Making research accessible: The role of active participation in scientific inquiry in medical student education
Michael Friedlander, Fralin Biomedical Research Institute executive director and senior dean for research at the Virginia Tech Carilion School of Medicine, shares Virginia Tech’s integrated research model as a part of a panel on medical education.
Michael Friedlander, founding director of the Fralin Biomedical Research Institute at VTC, will stress the importance of doing research as part of medical training April 3 at an Association of American Medical Colleges conference in Arlington.
Friedlander works closely with Leslie LaConte, associate dean for research at VTC School of Medicine, who leads the research curriculum and works closely with all of the medical students on their research projects.
Friedlander will share perspectives from the experience of building of a culture at the Virginia Tech Carilion School of Medicine (VTCSOM), partly based on students actively participating in research that provides them additional opportunities to advance health and well-being for all, including people who may benefit from their findings in the future.
“Through this process, medical students are imbued with a deep appreciation of both the power and the limitations of data and how they are obtained, interpreted and applied,” Friedlander said.
“This provides them with exciting opportunities and a broadened perspective through their deep engagement with all aspects of the research enterprise, from identifying the knowledge gap and need to conceptualizing the question and approach to implementation of the methodology and interpretation and application of the findings,” Friedlander said. “Moreover, the students have the opportunity to amplify the impact of their work through presenting their findings at conferences, publishing it in peer-reviewed journals, and even commercializing it to bring their discoveries to patients.”
Friedlander has informed perspective, not only as Virginia Tech’s vice president for health sciences and technology, but as the senior dean for research at the Virginia Tech Carilion School of Medicine.
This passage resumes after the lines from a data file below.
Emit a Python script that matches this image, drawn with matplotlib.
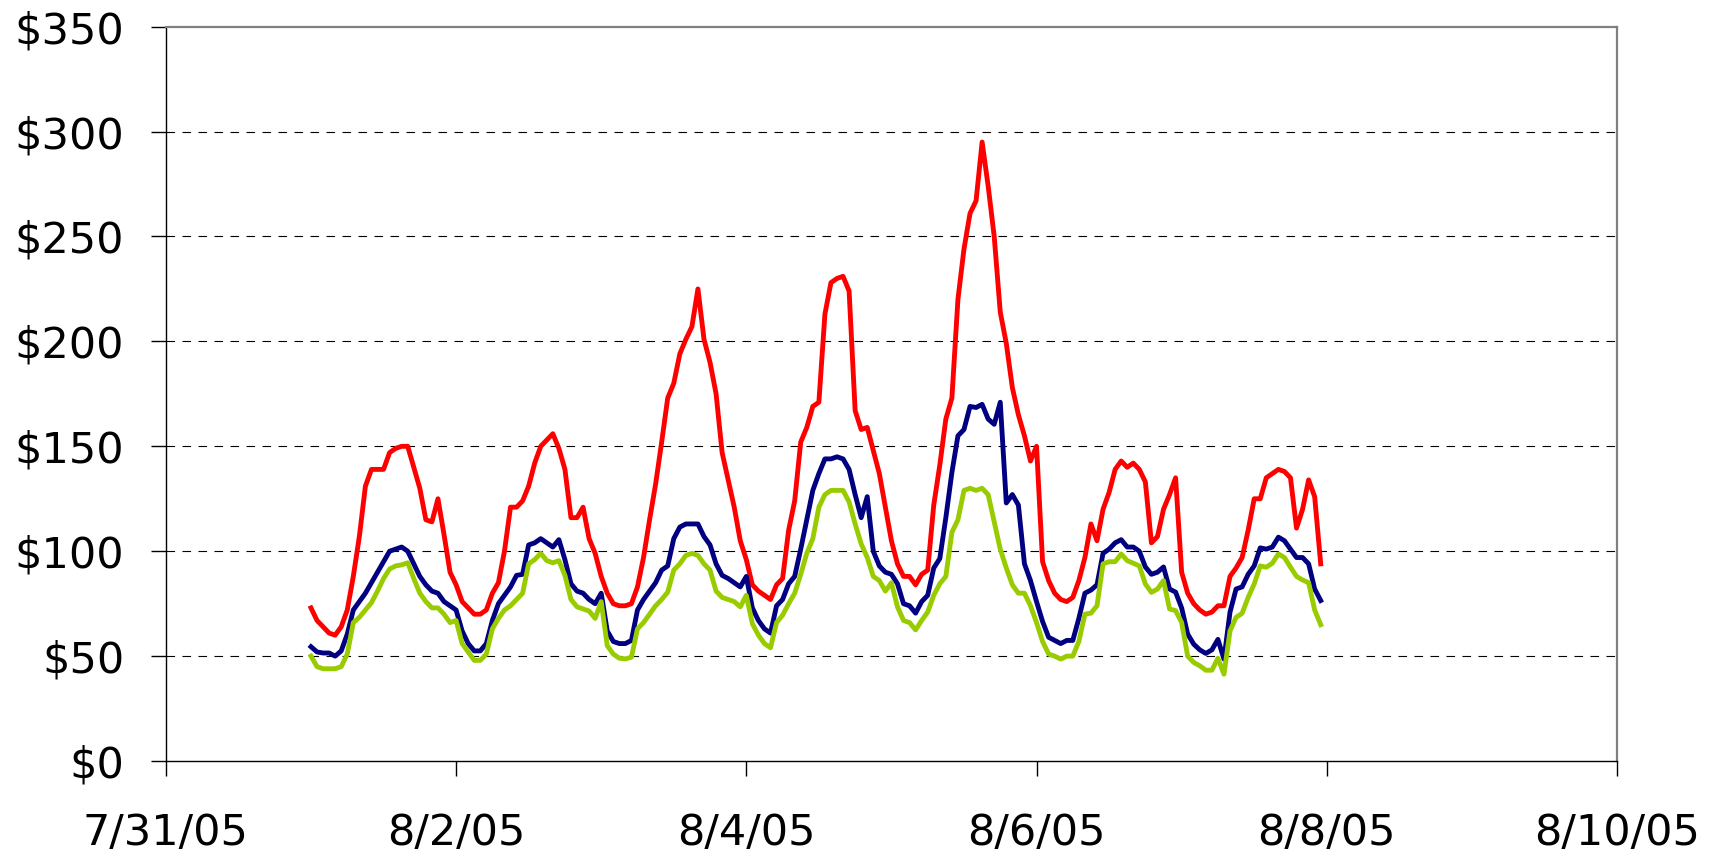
import numpy as np
import pandas as pd
import matplotlib
matplotlib.use('Agg')
import matplotlib.pyplot as plt
import matplotlib.dates as mdates
from matplotlib.ticker import FuncFormatter

# hourly values, 8/1/05 00:00 .. 8/7/05 23:00
hours = pd.date_range('2005-08-01 00:00', periods=168, freq='h')

red = [73, 67, 64, 61, 60, 64, 72, 88, 107, 131, 139, 139, 139, 147, 149, 150,
       150, 140, 130, 115, 114, 125, 108, 90, 84, 76, 73, 70, 70, 72, 80, 85,
       100, 121, 121, 124, 131, 142, 150, 153, 156, 149, 139, 116, 116, 121, 106, 99,
       88, 80, 75, 74, 74, 75, 83, 97, 115, 132, 152, 173, 180, 194, 201, 207,
       225, 201, 190, 175, 147, 134, 121, 105, 96, 84, 81, 79, 77, 84, 87, 110,
       124, 152, 159, 169, 171, 213, 228, 230, 231, 224, 167, 158, 159, 148, 137, 121,
       105, 94, 88, 88, 84, 89, 91, 122, 141, 163, 173, 220, 244, 261, 267, 295,
       274, 250, 214, 199, 178, 165, 155, 143, 150, 95, 86, 80, 77, 76, 78, 86,
       97, 113, 105, 120, 128, 139, 143, 140, 142, 139, 133, 104, 107, 120, 127, 135,
       90, 80, 75, 72, 70, 71, 74, 74, 88, 92, 97, 110, 125, 125, 135, 137,
       139, 138, 135, 111, 120, 134, 126, 94]

navy = [54.5, 52, 51.5, 51.5, 50, 52.5, 60.5, 72, 76, 80, 85, 90, 95, 100, 101, 102,
        100, 94, 88, 84, 81, 80, 76, 74, 72, 62, 56, 52.5, 52.5, 56, 67, 75,
        79, 83, 88.5, 89, 103, 104, 106, 104, 102, 105.5, 96, 84.5, 81, 80, 77, 75,
        80, 62, 57, 56, 56, 57.5, 72, 77, 81, 85, 91, 93, 106, 111.5, 113, 113,
        113, 107, 103, 94, 88.5, 87, 85, 83, 88, 73, 67, 63, 61, 74, 77, 84.5,
        88, 101, 115, 129, 137, 144, 144, 145, 144, 139, 127, 116, 126, 100, 93, 90,
        89, 84.5, 75, 74, 70.5, 76, 79, 92, 96.5, 116, 137.5, 155, 158, 169, 168.5, 170,
        163, 160.5, 171, 123, 127, 122, 94, 86, 76, 66.5, 59, 57.5, 56, 57.5, 57.5, 68,
        80, 81.5, 84, 99, 101, 104, 105.5, 102, 102, 100, 92.5, 89, 90, 92.5, 82, 80.5,
        73, 60.5, 55.7, 53, 51.3, 53, 58, 48.6, 71, 82, 83, 89, 93, 101.6, 101, 102,
        106.7, 105, 101, 97, 97, 94, 82, 76.5]

green = [50, 45, 44, 44, 44, 45, 51, 66, 68.5, 72, 75.5, 81, 87, 91.5, 93, 93.5,
         94.5, 87, 80, 76, 73, 73, 70, 66, 67, 56, 52, 48, 48, 51, 63, 68,
         72, 74, 77, 80, 94, 96, 99, 95.5, 94.5, 95.5, 88.5, 77, 73.5, 72.5, 71.5, 68,
         76, 55, 51, 49, 48.7, 49.5, 63, 66, 70, 74, 77, 80.5, 91, 94, 98, 99,
         98, 94, 91, 81, 78, 77, 76, 73.5, 79, 65.5, 60, 56, 54, 66, 69.5, 75,
         80, 89, 99, 106, 121, 127, 129, 129, 129, 123.5, 113, 103.5, 97, 88, 86, 81,
         85, 73.5, 67, 66, 62.5, 67, 71, 79, 84.5, 88, 109, 115, 129, 130, 129, 130,
         127, 114, 101, 92, 84, 80, 80, 74, 66, 57, 51, 50, 48.6, 50, 50, 57,
         70, 70.5, 74, 94, 95, 95, 98.7, 95.5, 94.3, 93, 84.4, 80.4, 82, 86, 72.5, 71.7,
         66, 50, 47, 45.4, 43.3, 43.3, 49, 41.4, 62, 68.5, 70.4, 78, 84.4, 93, 92.4, 94.3,
         98.7, 97, 92.4, 88, 86.3, 85, 72, 65]

x_ticks = pd.date_range('2005-07-31', '2005-08-10', freq='2D')
y_ticks = [0, 50, 100, 150, 200, 250, 300, 350]

fig = plt.figure(figsize=(17.10, 8.59), dpi=100)
ax = fig.add_axes([0.097, 0.114, 0.8486, 0.855])

ax.plot(hours, red, color='#FF0000', lw=3.5)
ax.plot(hours, navy, color='#000080', lw=3.5)
ax.plot(hours, green, color='#99CC00', lw=3.5)

ax.set_xlim(x_ticks[0], x_ticks[-1])
ax.set_ylim(0, 350)
ax.set_xticks(x_ticks)
ax.xaxis.set_major_formatter(FuncFormatter(
    lambda v, p: (lambda d: f'{d.month}/{d.day}/{d:%y}')(mdates.num2date(v))))
ax.set_yticks(y_ticks)
ax.yaxis.set_major_formatter(FuncFormatter(lambda v, p: f'${v:.0f}'))

for y in y_ticks[1:-1]:
    ax.axhline(y, color='black', lw=0.8, ls=(0, (7.7, 6.7)), zorder=0)

for s in ['top', 'right']:
    ax.spines[s].set_color('#808080')
    ax.spines[s].set_linewidth(1.6)
for s in ['left', 'bottom']:
    ax.spines[s].set_color('black')
    ax.spines[s].set_linewidth(1.0)

ax.tick_params(axis='both', direction='out', length=11, width=1.0, colors='black')
ax.tick_params(axis='y', pad=19)
ax.tick_params(axis='x', pad=26)
for lab in ax.get_xticklabels() + ax.get_yticklabels():
    lab.set_fontfamily('DejaVu Sans')
    lab.set_fontsize(31)

fig.savefig('out.png', dpi=100)
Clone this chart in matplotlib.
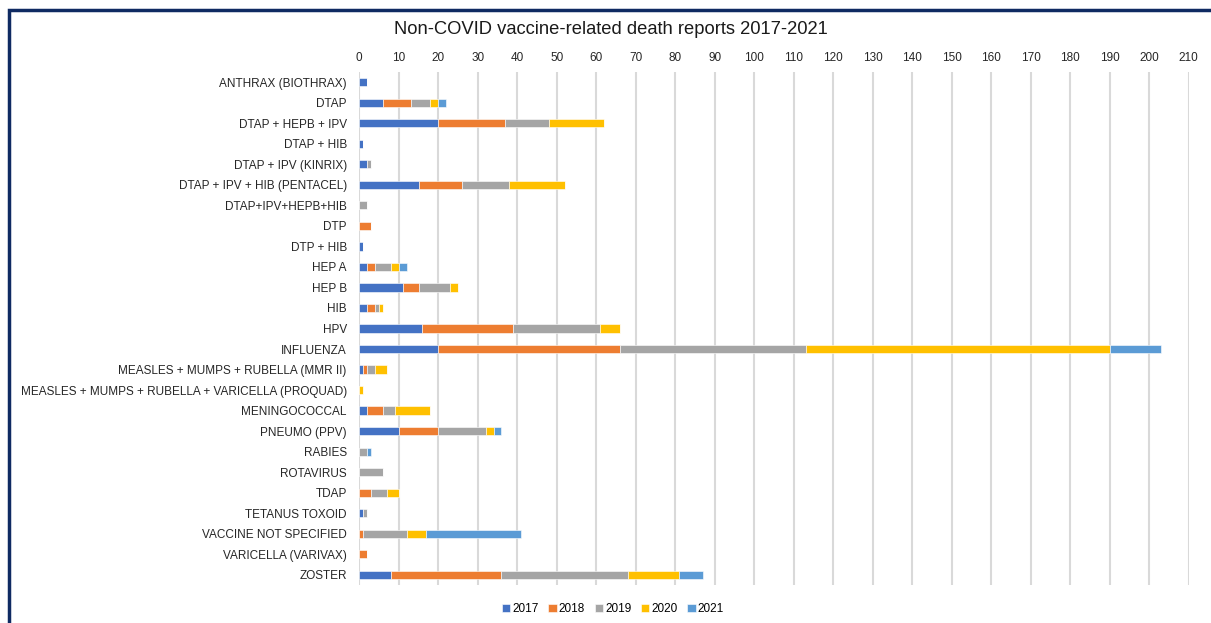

He also served on the Scientific Foundations for Future Physicians committee, a partnership between the Association of American Medical Colleges (AAMC) and the Howard Hughes Medical Institute, that identified the need for U.S. medical education to increase its emphasis on the emerging science of medicine and the role of the discovery process — principles that have been embraced and incorporated in the Virginia Tech Carilion School of Medicine since its inception under the leadership of previous Dean Cynda Johnson and current Dean Lee Learman.
The research institute and Virginia Tech Carilion School of Medicine were founded as part of a unique public-private partnership between Virginia Tech and Carilion Clinic and are in connecting, adjacent buildings on the Health Sciences and Technology campus in Roanoke.
Nearly 70 medical students selected mentors based in labs at the Fralin Biomedical Research Institute, while many others are carrying out their research at Carilion Clinic, on the Virginia Tech main campus in Blacksburg, or with mentors at the Children’s National Hospital.
“The research these students do contributes to their development as true scientists and physicians, sharpening their skills as clinicians. It is very gratifying to hear the reports of how deeply knowledgeable Virginia Tech Carilion medical students are about their research, both in integrating their clinical skills on wards as well as when they interview for residency positions after graduating,” Friedlander said. “The opportunity to share not only the VTCSOM experience but to contribute to the national dialogue as an invited panelist at the AAMC’s spring meeting is compelling and a chance to facilitate the consideration and incorporation of the VTCSOM model nationally in medical education.”
The panel discussion “How Learners can Distinguish Themselves Through Medical Research” is part of this joint conference that brings together the association's Council of Faculty and Academic Societies, the Group on Resident Affairs, and the Organization of Resident Representatives for three days of programming.
Others who are part of the panel include Martha Alexander-Miller, professor and chair of the microbiology department at the Wake Forest University School of Medicine; Stella Hartano, a physician-scientist and allergy and immunology fellow at the National Institute of Allergy and Infectious Disease at the National Institutes of Health; and moderator Neil Osheroff, professor of biochemistry and medicine at the Vanderbilt University School of Medicine.